Unless you are the United States of America, “… you just don’t invade another country on phony pretext in order to assert your interests,” said Secretary of State John Kerry to the chronically incurious David Gregory, on Meet The Press.
OK, Kerry did not disgorge the first 8 words not in quotation marks. But they are implied, given the historical facts. So I added them.
Another correction: Unlike the Russian government, the US government does not do anything that is in the interest of its people—although the think tank industry and the media-military-congressional complex would argue otherwise.
Agree or disagree with him; like it or not, Putin’s goal is “to protect Russian-speaking people in Crimea or other parts of Ukraine.” Which American community was Genghis Bush and B. Hussein protecting when they decimated Iraq, Afghanistan, Libya, and the droned-upon countries?
To reiterate the question asked and answered in “The Warmongers: Not Looking Out For Us,” “More than anyone, who benefits when America goes to war? Those who ‘function within the nimbus of great power’ in D.C. and around it—the media-military-congressional-industrial complex.”

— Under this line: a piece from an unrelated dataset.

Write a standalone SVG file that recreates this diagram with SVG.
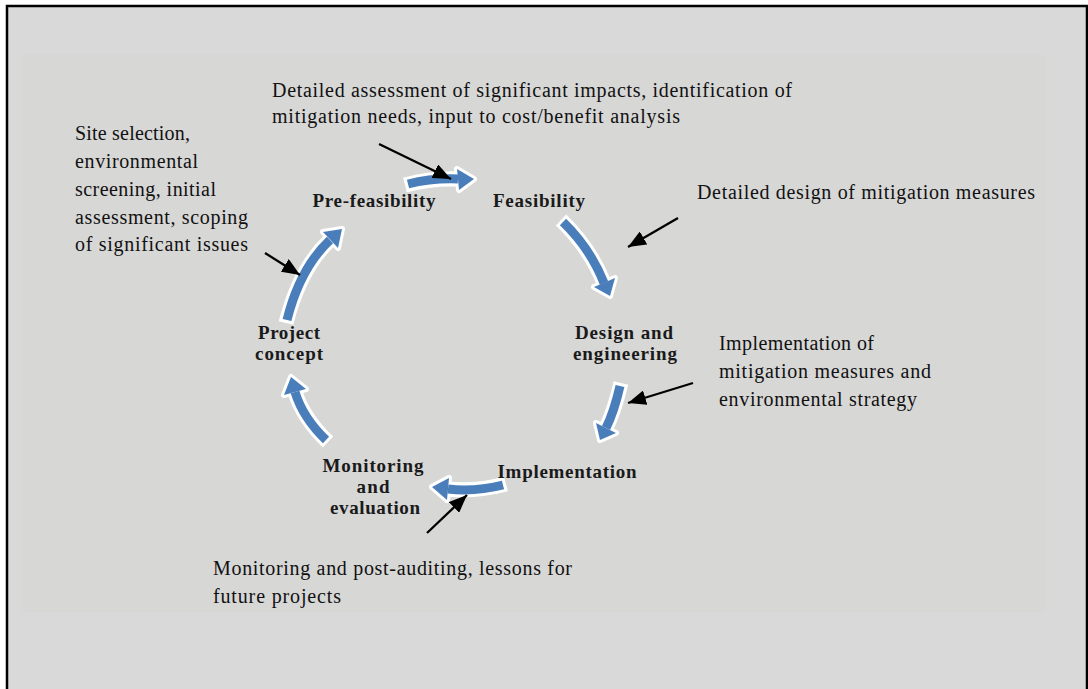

You see, the chattering and political classes cannot conceive of greatness outside the state because they are part of the state apparatus and depend on it for status and income. Conversely, individual Americans—who have nothing to gain and only losses to sustain from war—should never conflate their interests with those of the government and its emissaries, who have everything to gain from the great theatre that is war.